You have computed a confusion matrix multiple times before. Check lecture 4 slide 15 for an example of using a model to get the confusion matrix for the logistic model. Think about how to get the predicted class for a LDA model.

Hint: Extra code hint

You should use the predict(lda_fit$fit, p_tr)$class should give you the predicted class for an LDA model. You will need to do this twice, once on your training and once on your test set.

Part D

Use boxplots and a tour to examine your fitted LDA model and see how it differs from your Logistic regression model. You can use this code to make the predictions.
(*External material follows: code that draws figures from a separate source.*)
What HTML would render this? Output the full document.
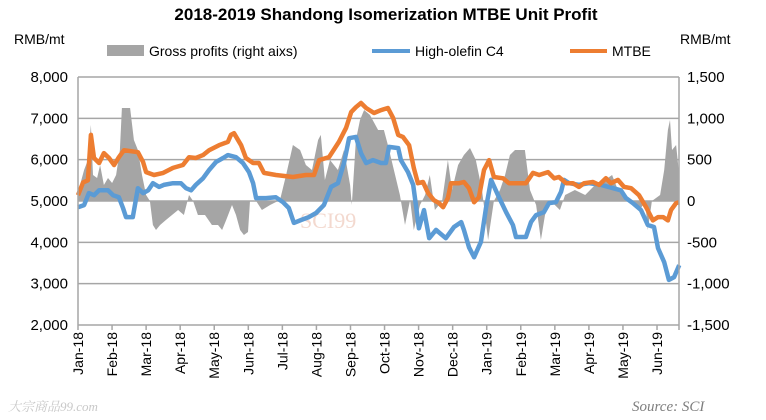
<!DOCTYPE html>
<html><head><meta charset="utf-8"><style>
html,body{margin:0;padding:0;background:#fff;}
svg{display:block;font-family:"Liberation Sans",sans-serif;}
</style></head><body>
<svg id="chart" width="766" height="420" viewBox="0 0 766 420">
<text x="386" y="20" text-anchor="middle" font-size="17" font-weight="bold" fill="#000">2018-2019 Shandong Isomerization MTBE Unit Profit</text>
<text x="14" y="44" font-size="14" fill="#000">RMB/mt</text>
<text x="680" y="44" font-size="14" fill="#000">RMB/mt</text>
<g>
<rect x="107" y="45" width="37" height="11" fill="#a5a5a5"/>
<text x="149" y="56" font-size="14">Gross profits (right aixs)</text>
<line x1="372" y1="51" x2="410" y2="51" stroke="#5b9bd5" stroke-width="4"/>
<text x="415" y="56" font-size="14">High-olefin C4</text>
<line x1="570" y1="51" x2="607" y2="51" stroke="#ed7d31" stroke-width="4"/>
<text x="612" y="56" font-size="14">MTBE</text>
</g>
<text x="300" y="228" font-size="22" fill="#f3d9cf" font-family="'Liberation Serif',serif">SCI99</text>
<text x="632" y="411" font-size="15" font-style="italic" fill="#7f7f7f" font-family="'Liberation Serif',serif">Source: SCI</text>
<text x="8" y="411" font-size="13" font-style="italic" fill="#c8c8c8" font-family="'Liberation Serif','Noto Serif CJK SC',serif">大宗商品99.com</text>
<g id="grid"></g><g id="area"></g><g id="lines"></g><g id="axes"></g>
</svg>
<script>
const monthLabels=["Jan-18","Feb-18","Mar-18","Apr-18","May-18","Jun-18","Jul-18","Aug-18","Sep-18","Oct-18","Nov-18","Dec-18","Jan-19","Feb-19","Mar-19","Apr-19","May-19","Jun-19"];
const leftTicks=[2000,3000,4000,5000,6000,7000,8000];
const rightTicks=[-1500,-1000,-500,0,500,1000,1500];
const mtbeT=[0,0.15,0.29,0.38,0.47,0.62,0.76,0.91,1.06,1.2,1.35,1.76,1.91,2,2.23,2.5,2.79,3.08,3.26,3.46,3.67,3.85,4.14,4.4,4.49,4.58,4.79,4.93,5.14,5.31,5.46,5.81,6.31,6.69,6.93,7.08,7.37,7.66,7.87,8.02,8.16,8.31,8.46,8.69,8.9,9.1,9.25,9.4,9.54,9.72,9.86,9.98,10.13,10.28,10.45,10.6,10.72,10.86,10.95,11.19,11.33,11.48,11.63,11.77,11.92,12.07,12.21,12.48,12.65,12.95,13.15,13.36,13.54,13.8,13.98,14.12,14.33,14.53,14.71,14.86,15.12,15.3,15.5,15.65,15.85,16.03,16.24,16.47,16.68,16.88,17.03,17.18,17.32,17.41,17.56,17.65];
const mtbeV=[5140,5450,5500,6600,6040,5920,6160,6040,5870,6060,6230,6180,5940,5700,5630,5680,5800,5870,6060,6040,6110,6230,6350,6430,6600,6640,6350,6040,5920,5920,5680,5630,5580,5630,5630,5990,6060,6430,6770,7150,7270,7370,7250,7130,7200,7250,7010,6600,6550,6350,5800,5430,5460,5190,5020,4950,4850,5070,5430,5430,5460,5310,4970,5090,5750,5990,5580,5550,5430,5430,5430,5680,5630,5700,5550,5580,5430,5430,5340,5430,5460,5390,5550,5430,5510,5340,5310,5140,4850,4530,4610,4610,4530,4780,4950,4970];
const c4T=[0,0.18,0.32,0.47,0.62,0.88,1.03,1.2,1.32,1.41,1.61,1.76,1.91,2.06,2.2,2.38,2.52,2.79,3.02,3.17,3.32,3.46,3.67,3.85,4.05,4.26,4.4,4.64,4.84,5.02,5.14,5.23,5.52,5.81,6.02,6.19,6.34,6.55,6.78,6.99,7.22,7.43,7.63,7.81,7.96,8.16,8.31,8.46,8.66,8.9,9.04,9.13,9.4,9.48,9.69,9.84,9.92,10.01,10.16,10.31,10.51,10.8,11.04,11.25,11.33,11.48,11.63,11.83,11.98,12.13,12.33,12.57,12.77,12.86,13.15,13.3,13.45,13.68,13.83,14.03,14.18,14.27,14.42,14.71,15,15.36,15.71,15.94,16.09,16.29,16.53,16.73,16.91,17.03,17.21,17.35,17.5,17.65];
const c4V=[4850,4900,5190,5140,5260,5260,5140,5090,4830,4610,4610,5310,5190,5260,5430,5340,5390,5430,5430,5310,5260,5390,5550,5750,5940,6040,6110,6060,5920,5700,5430,5070,5070,5090,4970,4830,4470,4540,4610,4710,4900,5340,5430,5920,6520,6550,6160,5920,5990,5920,5920,6310,6280,5990,5700,5390,4900,4340,4780,4100,4300,4100,4370,4490,4300,3880,3640,4010,4830,5510,5140,4730,4420,4130,4130,4490,4660,4730,4950,4970,5220,5510,5430,5390,5430,5390,5310,5260,5070,4950,4780,4420,4370,3860,3520,3090,3160,3450];
const grossT=[0,0.06,0.18,0.29,0.38,0.44,0.56,0.65,0.76,0.88,1,1.12,1.23,1.29,1.53,1.64,1.76,1.88,2,2.11,2.2,2.29,2.41,2.58,2.76,2.94,3.11,3.26,3.38,3.52,3.73,3.93,4.11,4.23,4.35,4.52,4.64,4.76,4.87,4.99,5.05,5.23,5.4,5.64,5.93,6.11,6.31,6.52,6.69,6.87,7.05,7.13,7.25,7.4,7.63,7.81,7.99,8.04,8.16,8.28,8.4,8.57,8.81,8.98,9.1,9.31,9.45,9.6,9.75,9.86,10.04,10.19,10.33,10.48,10.69,10.86,10.98,11.16,11.33,11.51,11.68,11.86,12.04,12.21,12.39,12.54,12.68,12.83,13.12,13.27,13.45,13.59,13.71,13.86,14,14.15,14.3,14.59,14.89,15.18,15.47,15.68,15.85,16.06,16.21,16.35,16.5,16.65,16.73,16.85,17.09,17.21,17.32,17.38,17.44,17.56,17.65];
const grossV=[97,194,375,496,920,315,278,436,194,278,218,315,617,1125,1125,738,617,315,73,0,-290,-351,-290,-230,-169,-109,-169,73,0,-169,-169,-290,-290,-351,-230,-48,-169,-351,-411,-375,0,0,-109,-48,12,315,678,617,436,375,738,799,254,496,375,617,194,-48,738,980,1101,1041,859,859,678,315,73,-290,12,-351,-48,73,315,-109,0,496,133,436,557,641,496,133,-472,0,133,315,557,617,617,133,-48,-472,-169,0,-48,-109,73,133,73,194,254,315,133,73,0,-48,-109,0,-351,0,73,375,859,980,617,678,315];

const NS="http://www.w3.org/2000/svg";
const X0=78, XSTEP=34.06, YL0=325, YL1=77;
const xOf=m=>X0+m*XSTEP;
const yL=v=>YL0-(v-2000)/6000*(YL0-YL1);
const yR=v=>YL0-(v+1500)/3000*(YL0-YL1);
function mk(tag,attrs,parent){const e=document.createElementNS(NS,tag);for(const k in attrs)e.setAttribute(k,attrs[k]);parent.appendChild(e);return e;}
const grid=document.getElementById('grid'),area=document.getElementById('area'),lines=document.getElementById('lines'),axes=document.getElementById('axes');
leftTicks.forEach((t,i)=>{
  const y=yL(t);
  if(t>2000){const g=mk('line',{x1:X0,x2:679,y1:y,y2:y,stroke:'#a6a6a6','stroke-width':1.5},grid);
  
  }
  const tx=mk('text',{x:68,y:y+5,'text-anchor':'end','font-size':15},axes);tx.textContent=t.toLocaleString('en-US');
  
  
});
rightTicks.forEach(t=>{
  const y=yR(t);
  const tx=mk('text',{x:687,y:y+5,'font-size':15},axes);tx.textContent=t.toLocaleString('en-US');
  
  
});
let d='M'+xOf(grossT[0])+','+yR(0);
grossT.forEach((t,i)=>{d+=' L'+xOf(t).toFixed(1)+','+yR(grossV[i]).toFixed(1);});
d+=' L'+xOf(grossT[grossT.length-1]).toFixed(1)+','+yR(0)+' Z';
const ar=mk('path',{d:d,fill:'#a5a5a5'},area);


function line(T,V,color,name){
  const p=mk('polyline',{points:T.map((t,i)=>xOf(t).toFixed(1)+','+yL(V[i]).toFixed(1)).join(' '),fill:'none',stroke:color,'stroke-width':4.5,'stroke-linejoin':'round'},lines);
  
  
}
line(c4T,c4V,'#5b9bd5','high-olefin-c4-line');
line(mtbeT,mtbeV,'#ed7d31','mtbe-line');
const la=mk('line',{x1:X0,x2:X0,y1:YL1,y2:YL0,stroke:'#a6a6a6','stroke-width':1.5},axes);


const ra=mk('line',{x1:679,x2:679,y1:YL1,y2:YL0+5,stroke:'#a6a6a6','stroke-width':1.5},axes);


const ba=mk('line',{x1:X0,x2:679,y1:YL0,y2:YL0,stroke:'#a6a6a6','stroke-width':1.5},axes);


monthLabels.forEach((lab,i)=>{
  const x=xOf(i);
  const tk=mk('line',{x1:x,x2:x,y1:YL0,y2:YL0+5,stroke:'#a6a6a6','stroke-width':1.5},axes);
  
  
  const tx=mk('text',{x:0,y:0,'text-anchor':'end','font-size':14,transform:'translate('+(x+5)+','+(YL0+7)+') rotate(-90)'},axes);
  tx.textContent=lab;
  
  
});
</script>
</body></html>
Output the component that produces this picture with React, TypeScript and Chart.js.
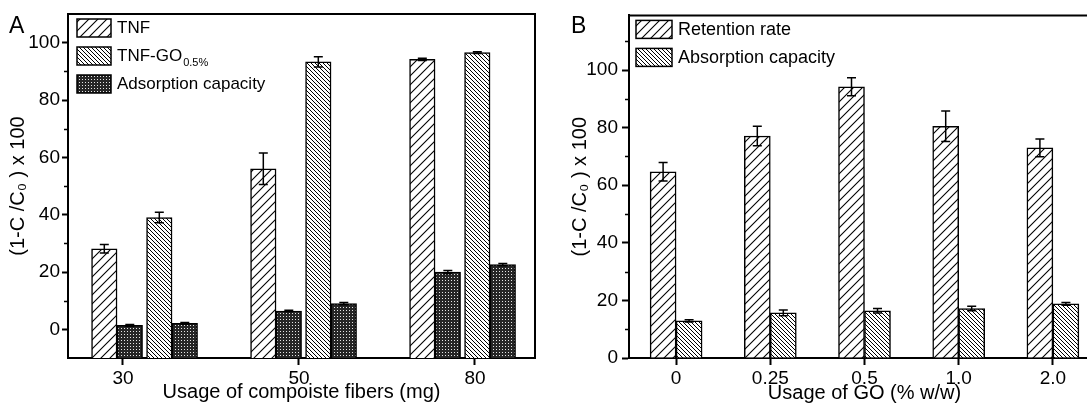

Hint: Where to go for information

Check lecture 4 slides 6 to 9 for an understanding on how logistic regression works, check lecture 4 slides 18 to 22 to understand how LDA works. The answer is in the theoretical working of these two models.

Hint: Extra hint

Think about the dimensional of this problem. You are looking at the data in 2D space. What dimension is the model rule drawn in?

Part E

Re-do the plot of the discriminant space, to examine the boundary between groups. You’ll need to generate a set of random points in the domain of the data, predict their class, and projection into the discriminant space. The explore() in the classifly package can help you generate the box of random points.

Hint: Extra code hint

You should use the explore(lda_fit$fit, p_tidy_std) to generate the data and get predictions for those values. Once you have the predictions you should plot them. :::

Part F

What happens to the boundary, if you change the prior probabilities? And why does this happen? Change the prior probabilities to be 1.999/3, 0.001/3, 1/3 for Adelie, Chinstrap, Gentoo, respectively. Re-do the plot of the boundaries in the discriminant space.

Hint: Where to go for information

Check lecture 4 slide 27 for a hint on how to change the prior for probability for the code. Describe what happens think about why.

Question 3: Misclassifications

This question is an exploratory question so there isnt really a right or wrong question.

Question 4: Math

It is hard to explain what is happening without giving away the logic to solve the question. If you want me to go through this question, please let me know and we can go through it as a class in the last 20 mins.